Other Benefits and Uses

  • Insomnia
  • Heart Disease
  • Fibromyalgia and Chronic Pain
  • ADHD and Autism symptoms
  • Lotions and gels with melatonin may protect against sun damage
  • May reduce symptoms of IBS like abdominal pain
  • Studies suggest there may be a correlation to melatonin and a reduced frequency of seizures

  • Side Effects

  • Vivid dreams or nightmares
  • Drowsiness
  • Stomach cramps
  • Dizziness
  • Headaches
  • Irritability
  • Decreased libido
  • Gynecomastia (breast enlargement in men)
  • Reduced sperm count
  • Dosage

    There have been no reports of toxicity or overdose due to melatonin. However, in order for it to work, you should be taking it correctly.

    The amount and when the supplement is taken is important to its effectiveness.

    For jet lag:  0.5 - 5 mg one hour prior to bedtime at final destination. This can be started the day of departure or begun up to two days in advanced for preparation. 

    For regulating sleep schedule:  Take 0.5 mg of melatonin one hour before bedtime. Increase up to 5 mg as needed for up to two months. Works best with the same bedtime every night.

    For children:  Due to various conflicting opinions, we recommended speaking to your child's doctor before giving them this supplement.


  • Pregnancy or Nursing
  • Desipramine and Fluoxetine (Prozac) (Antidepressants)
  • Antipsychotic Medications
  • Benzodiazepines (trizolam [Halcion])
  • Birth Control
  • Blood Pressure Medications (Vasoxyl, Catopres, along with calcium channel blockers like Procardia, Norvasc, Calan, Isoptin, Cardizem, Plendil, Sular, Vascor)
  • Beta-Blockers (Sectral, Tenormin, Zebeta, Cartrol, Lopressor, Toprol XL, Corgard, Inderal)
  • Anticoagulants (Blood-thinning Medications)
  • Interleukin-2
  • NSAIDs (Nonsteroidal anti-inflammatory drugs)
  • Steroids and immunosuppressant medications
  • Tamoxifen
  • Caffeine, Tobacco and Alcohol

  • Alternatives to Melatonin

    Shop Smart

    Always talk to your doctor about the supplements you're taking and discuss with them before trying new ones, especially if you are on other forms of medication. Because there is no FDA regulation on melatonin, some supplements may contain more than the amount stated on the bottle. Purchase from brands you trust. Melatonin derived from animals may carry the risk of viral contamination so it's encouraged to purchase synthetic or lab-made.

    Sleep Tips

    You may be able to improve your sleeping patterns by making a few changes to your behavior and attitude towards sleep. We know it's hard - we work hard and love binge-watching too, but these tips are great to help you stay well rested. 
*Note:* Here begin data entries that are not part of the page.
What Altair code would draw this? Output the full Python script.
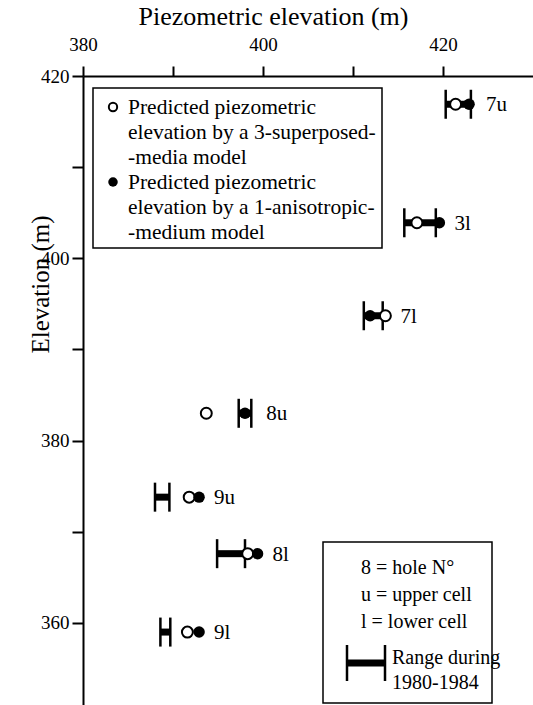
import altair as alt
import pandas as pd

# ---- data ----
holes = ["7", "3", "7", "8", "9", "8", "9"]
cells = ["u", "l", "l", "u", "u", "l", "l"]
elevation = [416.9, 403.9, 393.7, 383.0, 373.8, 367.6, 359.0]
pred_superposed = [421.4, 417.1, 413.6, 393.7, 391.8, 398.3, 391.6]   # open circles
pred_anisotropic = [422.9, 419.6, 411.9, 398.0, 392.9, 399.4, 392.9]  # filled circles
range_lo = [420.3, 415.7, 411.2, 397.3, 388.0, 394.9, 388.6]
range_hi = [423.1, 419.2, 413.3, 398.7, 389.6, 398.0, 389.7]

x_ticks = [380, 390, 400, 410, 420]
y_ticks = [360, 370, 380, 390, 400, 410, 420]
x_domain = [380, 430]
y_domain = [351, 420]

legend1_a = ["Predicted piezometric", "elevation by a 3-superposed-", "-media model"]
legend1_b = ["Predicted piezometric", "elevation by a 1-anisotropic-", "-medium model"]
legend2_keys = ["8 = hole N°", "u = upper cell", "l = lower cell"]
legend2_range = ["Range during", "1980-1984"]

df = pd.DataFrame({
    "label": [h + c for h, c in zip(holes, cells)],
    "elev": elevation,
    "p3": pred_superposed,
    "p1": pred_anisotropic,
    "lo": range_lo,
    "hi": range_hi,
})
df["lab_x"] = df[["p3", "p1", "hi"]].max(axis=1)

FONT = "Liberation Serif"
xs = alt.Scale(domain=x_domain, nice=False, zero=False)
ys = alt.Scale(domain=y_domain, nice=False, zero=False)

x_axis = alt.Axis(
    orient="top", values=x_ticks,
    labelExpr="datum.value % 20 == 0 ? datum.label : ''",
    title="Piezometric elevation (m)", titleFont=FONT, titleFontSize=26,
    titleFontWeight="normal", titleColor="black", titleX=190, titleY=-52,
    titleBaseline="alphabetic", titleAlign="center", titleAnchor="start",
    domainColor="black", domainWidth=2, tickColor="black", tickWidth=2,
    tickSize=10, labelFont=FONT, labelFontSize=19, labelColor="black",
    labelPadding=12, labelFlush=False, labelOverlap=False, grid=False,
)
y_axis = alt.Axis(
    orient="left", values=y_ticks,
    labelExpr="datum.value % 20 == 0 ? datum.label : ''",
    title="Elevation (m)", titleFont=FONT, titleFontSize=25,
    titleFontWeight="normal", titleColor="black", titleAngle=270,
    titleX=-35, titleY=208, titleBaseline="alphabetic", titleAlign="center",
    titleAnchor="start",
    domainColor="black", domainWidth=2, tickColor="black", tickWidth=2,
    tickSize=11, labelFont=FONT, labelFontSize=19, labelColor="black",
    labelPadding=3, labelFlush=False, labelOverlap=False, grid=False,
)


def X(field):
    return alt.X(field, type="quantitative", scale=xs, axis=x_axis)


def Y(field):
    return alt.Y(field, type="quantitative", scale=ys, axis=y_axis)


base = alt.Chart(df)

bars = base.mark_rule(color="black", strokeWidth=7, strokeCap="butt").encode(
    x=X("lo"), x2="hi:Q", y=Y("elev"))
tick_lo = base.mark_tick(orient="vertical", size=29, thickness=2.5, color="black", opacity=1).encode(
    x=X("lo"), y=Y("elev"))
tick_hi = base.mark_tick(orient="vertical", size=29, thickness=2.5, color="black", opacity=1).encode(
    x=X("hi"), y=Y("elev"))
open_pts = base.mark_circle(fill="white", stroke="black", strokeWidth=2, size=120, opacity=1).encode(
    x=X("p3"), y=Y("elev"))
filled_pts = base.mark_circle(color="black", size=130, opacity=1).encode(
    x=X("p1"), y=Y("elev"))
labels = base.mark_text(align="left", baseline="middle", dx=15, dy=1, font=FONT, fontSize=21, color="black").encode(
    x=X("lab_x"), y=Y("elev"), text="label:N")

one = alt.Chart(pd.DataFrame({"k": [0]}))

# top legend
box1 = one.mark_rect(fill="white", stroke="black", strokeWidth=1.5).encode(
    x=alt.value(10), x2=alt.value(299), y=alt.value(12), y2=alt.value(172))
leg_open = one.mark_circle(fill="white", stroke="black", strokeWidth=2, size=70, opacity=1).encode(
    x=alt.value(30), y=alt.value(31))
leg_fill = one.mark_circle(color="black", size=90, opacity=1).encode(
    x=alt.value(30), y=alt.value(106))
leg_t1 = one.mark_text(align="left", baseline="alphabetic", font=FONT, fontSize=21.5, lineHeight=25,
                       color="black", text=legend1_a).encode(x=alt.value(45), y=alt.value(38))
leg_t2 = one.mark_text(align="left", baseline="alphabetic", font=FONT, fontSize=21.5, lineHeight=25,
                       color="black", text=legend1_b).encode(x=alt.value(45), y=alt.value(113))

# bottom legend
box2 = one.mark_rect(fill="white", stroke="black", strokeWidth=1.5).encode(
    x=alt.value(240), x2=alt.value(409), y=alt.value(466), y2=alt.value(627))
leg_keys = one.mark_text(align="left", baseline="alphabetic", font=FONT, fontSize=20, lineHeight=27,
                         color="black", text=legend2_keys).encode(x=alt.value(278), y=alt.value(498))
leg_rng_txt = one.mark_text(align="left", baseline="alphabetic", font=FONT, fontSize=20, lineHeight=25,
                            color="black", text=legend2_range).encode(x=alt.value(309), y=alt.value(588))
leg_rng_bar = one.mark_rule(color="black", strokeWidth=7, strokeCap="butt").encode(
    x=alt.value(264), x2=alt.value(302), y=alt.value(587))
leg_rng_l = one.mark_rule(color="black", strokeWidth=2.5).encode(
    x=alt.value(264), y=alt.value(569), y2=alt.value(605))
leg_rng_r = one.mark_rule(color="black", strokeWidth=2.5).encode(
    x=alt.value(302), y=alt.value(569), y2=alt.value(605))

chart = alt.layer(
    bars, tick_lo, tick_hi, open_pts, filled_pts, labels,
    box1, leg_open, leg_fill, leg_t1, leg_t2,
    box2, leg_keys, leg_rng_txt, leg_rng_bar, leg_rng_l, leg_rng_r,
).properties(
    width=450, height=629,
    padding={"left": 83, "top": 76, "right": 0, "bottom": 0},
    autosize=alt.AutoSizeParams(type="none"),
    background="white",
).configure_view(stroke=None)

chart.save("out.html", embed_options={"renderer": "svg", "actions": False})
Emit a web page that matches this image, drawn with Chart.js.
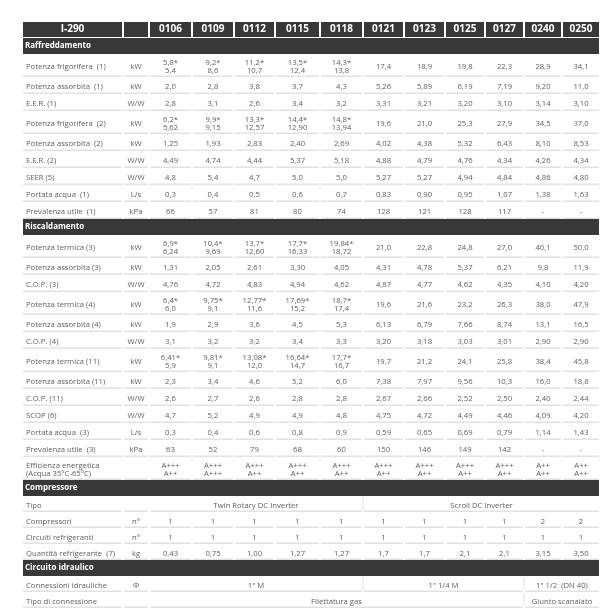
<!DOCTYPE html>
<html>
<head>
<meta charset="utf-8">
<style>
  html, body { margin: 0; padding: 0; background: #fff; }
  #wrap { width: 610px; height: 612px; }
</style>
<script src="https://cdn.jsdelivr.net/npm/chart.js@4.4.1/dist/chart.umd.min.js"></script>
</head>
<body>
<div id="wrap"><canvas id="specChart" width="610" height="612"></canvas></div>
<script>
// ---- table content ----
const tableTitle = 'I-290';
const models = ['0106', '0109', '0112', '0115', '0118', '0121', '0123', '0125', '0127', '0240', '0250'];

const coolingLabels = ['Potenza frigorifera  (1)', 'Potenza assorbita  (1)', 'E.E.R. (1)', 'Potenza frigorifera  (2)',
    'Potenza assorbita  (2)', 'E.E.R. (2)', 'SEER (5)', 'Portata acqua  (1)', 'Prevalenza utile  (1)'];
const coolingUnits = ['kW', 'kW', 'W/W', 'kW', 'kW', 'W/W', 'W/W', 'L/s', 'kPa'];
const coolingValues = [
    ['5,8*\n5,4', '9,2*\n8,6', '11,2*\n10,7', '13,5*\n12,4', '14,3*\n13,8', '17,4', '18,9', '19,8', '22,3', '28,9', '34,1'],
    ['2,0', '2,8', '3,8', '3,7', '4,3', '5,26', '5,89', '6,19', '7,19', '9,20', '11,0'],
    ['2,8', '3,1', '2,6', '3,4', '3,2', '3,31', '3,21', '3,20', '3,10', '3,14', '3,10'],
    ['6,2*\n5,62', '9,9*\n9,15', '13,3*\n12,57', '14,4*\n12,90', '14,8*\n13,94', '19,6', '21,0', '25,3', '27,9', '34,5', '37,0'],
    ['1,25', '1,93', '2,83', '2,40', '2,69', '4,02', '4,38', '5,32', '6,43', '8,10', '8,53'],
    ['4,49', '4,74', '4,44', '5,37', '5,18', '4,88', '4,79', '4,76', '4,34', '4,26', '4,34'],
    ['4,8', '5,4', '4,7', '5,0', '5,0', '5,27', '5,27', '4,94', '4,84', '4,86', '4,80'],
    ['0,3', '0,4', '0,5', '0,6', '0,7', '0,83', '0,90', '0,95', '1,07', '1,38', '1,63'],
    ['66', '57', '81', '80', '74', '128', '121', '128', '117', '-', '-']
];

const heatingLabels = ['Potenza termica (3)', 'Potenza assorbita (3)', 'C.O.P. (3)', 'Potenza termica (4)',
    'Potenza assorbita (4)', 'C.O.P. (4)', 'Potenza termica (11)', 'Potenza assorbita (11)', 'C.O.P. (11)',
    'SCOP (6)', 'Portata acqua  (3)', 'Prevalenza utile  (3)', 'Efficienza energetica\n(Acqua 35°C-65°C)'];
const heatingUnits = ['kW', 'kW', 'W/W', 'kW', 'kW', 'W/W', 'kW', 'kW', 'W/W', 'W/W', 'L/s', 'kPa', ''];
const heatingValues = [
    ['6,9*\n6,24', '10,4*\n9,69', '13,7*\n12,60', '17,7*\n16,33', '19,84*\n18,72', '21,0', '22,8', '24,8', '27,0', '40,1', '50,0'],
    ['1,31', '2,05', '2,61', '3,30', '4,05', '4,31', '4,78', '5,37', '6,21', '9,8', '11,9'],
    ['4,76', '4,72', '4,83', '4,94', '4,62', '4,87', '4,77', '4,62', '4,35', '4,10', '4,20'],
    ['6,4*\n6,0', '9,75*\n9,1', '12,77*\n11,6', '17,69*\n15,2', '18,7*\n17,4', '19,6', '21,6', '23,2', '26,3', '38,0', '47,9'],
    ['1,9', '2,9', '3,6', '4,5', '5,3', '6,13', '6,79', '7,66', '8,74', '13,1', '16,5'],
    ['3,1', '3,2', '3,2', '3,4', '3,3', '3,20', '3,18', '3,03', '3,01', '2,90', '2,90'],
    ['6,41*\n5,9', '9,81*\n9,1', '13,08*\n12,0', '16,64*\n14,7', '17,7*\n16,7', '19,7', '21,2', '24,1', '25,8', '38,4', '45,8'],
    ['2,3', '3,4', '4,6', '5,2', '6,0', '7,38', '7,97', '9,56', '10,3', '16,0', '18,8'],
    ['2,6', '2,7', '2,6', '2,8', '2,8', '2,67', '2,66', '2,52', '2,50', '2,40', '2,44'],
    ['4,7', '5,2', '4,9', '4,9', '4,8', '4,75', '4,72', '4,49', '4,46', '4,09', '4,20'],
    ['0,3', '0,4', '0,6', '0,8', '0,9', '0,59', '0,65', '0,69', '0,79', '1,14', '1,43'],
    ['63', '52', '79', '68', '60', '150', '146', '149', '142', '-', '-'],
    ['A+++\nA++', 'A+++\nA+++', 'A+++\nA++', 'A+++\nA++', 'A+++\nA++', 'A+++\nA++', 'A+++\nA++', 'A+++\nA++', 'A+++\nA++', 'A++\nA++', 'A++\nA++']
];

// merged cells are written as [text, number of columns]
const compressorLabels = ['Tipo', 'Compressori', 'Circuiti refrigeranti', 'Quantità refrigerante  (7)'];
const compressorUnits = ['', 'n°', 'n°', 'kg'];
const compressorValues = [
    [['Twin Rotary DC Inverter', 5], ['Scroll DC Inverter', 6]],
    ['1', '1', '1', '1', '1', '1', '1', '1', '1', '2', '2'],
    ['1', '1', '1', '1', '1', '1', '1', '1', '1', '1', '1'],
    ['0,43', '0,75', '1,00', '1,27', '1,27', '1,7', '1,7', '2,1', '2,1', '3,15', '3,50']
];

const hydraulicLabels = ['Connessioni idrauliche', 'Tipo di connessione'];
const hydraulicUnits = ['Φ', ''];
const hydraulicValues = [
    [['1" M', 5], ['1" 1/4 M', 4], ['1" 1/2  (DN 40)', 2]],
    [['Filettatura gas', 9], ['Giunto scanalato', 2]]
];

const sections = [
    { title: 'Raffreddamento', labels: coolingLabels, units: coolingUnits, values: coolingValues, rowH: 17 },
    { title: 'Riscaldamento', labels: heatingLabels, units: heatingUnits, values: heatingValues, rowH: 17 },
    { title: 'Compressore', labels: compressorLabels, units: compressorUnits, values: compressorValues, rowH: 16 },
    { title: 'Circuito idraulico', labels: hydraulicLabels, units: hydraulicUnits, values: hydraulicValues, rowH: 16 }
];

// ---- layout / style ----
const COL_W = [101, 26, 43, 42, 41, 45, 43, 41, 41, 40, 39, 38, 38];
const HEAD_H = 15, SECTION_H = 16, DOUBLE_H = 23, HEAD_GAP = 1;
const GAP = 1, PAD_LEFT = 4, TEXT_SHIFT = 1.5, LINE_H = 7.5;
const DARK = '#383838', RULE = '#e2e2e2', INK = '#5e5e5e';
const FONTS = {
    head: "bold 10px 'Open Sans', sans-serif",
    section: "bold 8px 'Open Sans', sans-serif",
    body: "7.7px 'Open Sans', sans-serif"
};

const colEdges = [0];
COL_W.forEach(w => colEdges.push(colEdges[colEdges.length - 1] + w));
const tableW = colEdges[colEdges.length - 1];

// rows with their vertical extent in table units
const rows = [];
let cursor = 0;
rows.push({ kind: 'head', top: cursor, h: HEAD_H });
cursor += HEAD_H + HEAD_GAP;
sections.forEach(sec => {
    rows.push({ kind: 'section', top: cursor, h: SECTION_H, title: sec.title });
    cursor += SECTION_H;
    sec.labels.forEach((lab, i) => {
        const vals = sec.values[i];
        const spans = vals.map(v => Array.isArray(v) ? { text: v[0], n: v[1] } : { text: v, n: 1 });
        const isDouble = lab.includes('\n') || spans.some(s => s.text.includes('\n'));
        const h = isDouble ? DOUBLE_H : sec.rowH;
        rows.push({ kind: 'data', top: cursor, h, label: lab, unit: sec.units[i], spans });
        cursor += h;
    });
});

// text marks placed as points on the chart scales
const marks = [];
rows.forEach(r => {
    const cy = r.top + r.h / 2;
    if (r.kind === 'head') {
        marks.push({ x: COL_W[0] / 2, y: cy, text: tableTitle, role: 'head', align: 'center' });
        models.forEach((m, i) => marks.push({ x: (colEdges[i + 2] + colEdges[i + 3]) / 2, y: cy, text: m, role: 'head', align: 'center' }));
    } else if (r.kind === 'section') {
        marks.push({ x: 3, y: cy, text: r.title, role: 'section', align: 'left' });
    } else {
        const ty = cy + TEXT_SHIFT;
        marks.push({ x: PAD_LEFT, y: ty, text: r.label, role: 'body', align: 'left' });
        if (r.unit) marks.push({ x: (colEdges[1] + colEdges[2]) / 2, y: ty, text: r.unit, role: 'body', align: 'center' });
        let c = 2;
        r.spans.forEach(s => {
            marks.push({ x: (colEdges[c] + colEdges[c + s.n]) / 2, y: ty, text: s.text, role: 'body', align: 'center' });
            c += s.n;
        });
    }
});

const tablePlugin = {
    id: 'specTable',
    beforeDatasetsDraw(chart) {
        const { ctx, scales: { x, y } } = chart;
        const px = v => x.getPixelForValue(v);
        const py = v => y.getPixelForValue(v);
        ctx.save();
        rows.forEach(r => {
            const t = py(r.top), b = py(r.top + r.h);
            if (r.kind === 'head') {
                ctx.fillStyle = DARK;
                for (let c = 0; c < COL_W.length; c++) {
                    ctx.fillRect(px(colEdges[c] + GAP), t, px(colEdges[c + 1] - GAP) - px(colEdges[c] + GAP), b - t);
                }
            } else if (r.kind === 'section') {
                ctx.fillStyle = DARK;
                ctx.fillRect(px(colEdges[0] + GAP), t, px(tableW - GAP) - px(colEdges[0] + GAP), b - t);
            } else {
                // bottom rule of each (possibly merged) cell
                const bounds = [[0, 1], [1, 2]];
                let c = 2;
                r.spans.forEach(s => { bounds.push([c, c + s.n]); c += s.n; });
                ctx.fillStyle = RULE;
                bounds.forEach(([a, e]) => {
                    const l = px(colEdges[a] + GAP), rr = px(colEdges[e] - GAP);
                    ctx.fillRect(l, b - 1.5, rr - l, 1.5);
                });
                // thin divider between merged blocks
                if (r.spans.some(s => s.n > 1)) {
                    let k = 2;
                    r.spans.forEach((s, i) => {
                        if (i > 0) ctx.fillRect(px(colEdges[k]) - 0.5, t + 1, 1, b - t - 3);
                        k += s.n;
                    });
                }
            }
        });
        ctx.restore();
    },
    afterDatasetsDraw(chart) {
        const { ctx } = chart;
        const meta = chart.getDatasetMeta(0);
        const data = chart.data.datasets[0].data;
        ctx.save();
        ctx.textBaseline = 'middle';
        meta.data.forEach((pt, i) => {
            const m = data[i];
            ctx.font = FONTS[m.role];
            ctx.fillStyle = m.role === 'body' ? INK : '#ffffff';
            ctx.textAlign = m.align;
            const lines = m.text.split('\n');
            lines.forEach((ln, k) => {
                ctx.fillText(ln, pt.x, pt.y + (k - (lines.length - 1) / 2) * LINE_H);
            });
        });
        ctx.restore();
    }
};

new Chart(document.getElementById('specChart'), {
    type: 'scatter',
    data: { datasets: [{ data: marks, pointRadius: 0, pointHoverRadius: 0, showLine: false }] },
    options: {
        responsive: false,
        animation: false,
        events: [],
        layout: { padding: { left: 22, right: 10, top: 22, bottom: 0 } },
        scales: {
            x: { type: 'linear', display: false, min: 0, max: tableW },
            y: { type: 'linear', display: false, min: 0, max: 590, reverse: true }
        },
        plugins: { legend: { display: false }, tooltip: { enabled: false } }
    },
    plugins: [tablePlugin]
});
</script>
</body>
</html>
  • Keep a sleep schedule. Wake up and go to bed at the same time every day.
  • Monitor and restrict the amount of caffeine you consume during the day and at what time. Try cutting back on the coffee after the morning. Learn how to break the habit here.
  • Create a routine for getting ready for bed to help your mind relax and switch into "sleep mode".
  • Eliminate distractions in the bedroom. TV and computers should be turned off and monitor the temperature (it should be around 60 to 67 degrees). Use a separate alarm clock instead of your phone, if you can help it.
  • Exercise daily. It doesn't have to be hard exercise, a 30 minute walk will do. Just avoid physical activity before bed.